Just this once. Just this time. You deserve it.
And before you realize it, the thing you thought you owned is the thing that owns you.
The bottle.
The anger.
The lust.
The pride that refuses correction.
The quiet little lies we tell ourselves to keep the machine running.
Paul said everything may be permissible. But not everything builds a man.
Not everything strengthens a soul.
Not everything honors the God who hung on wood to break our chains.
And that’s the part the world forgets.
Freedom in Christ was never permission to drown.
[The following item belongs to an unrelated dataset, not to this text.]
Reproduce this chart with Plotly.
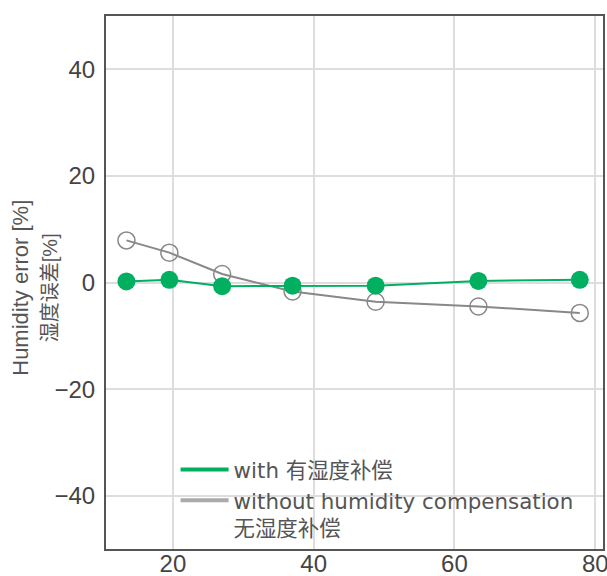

It was rescue.
It was a key shoved into the lock of a prison door we had long ago accepted as home.
But too many of us step out of that open cell only to walk back in because the chains feel familiar.
So I say it again, to myself as much as anyone:
Everything may be permissible, but I will not be mastered.
Not by anger
Not by appetite
Not by the quiet sins that rot a man from the inside.
Because I belong to the One who let death swing; and then walked out of the grave like it never stood a chance.
And if death itself couldn’t hold Him, Then neither will the chains He died to break.
Reflection
Christian freedom isn’t permission to sin. It’s the power to walk away from it. The world calls restraint weakness. But scripture calls it self-control; one of the fruits of the spirit.
Every believer will struggle, every believer will stumble.
But the Christian life is not about pretending we aren’t tempted. It’s about remembering we are no longer slaves to it.
Christ didn’t just die to forgive sin, He died to break it’s mastery. And because of that the chains we once carried no longer get the final word.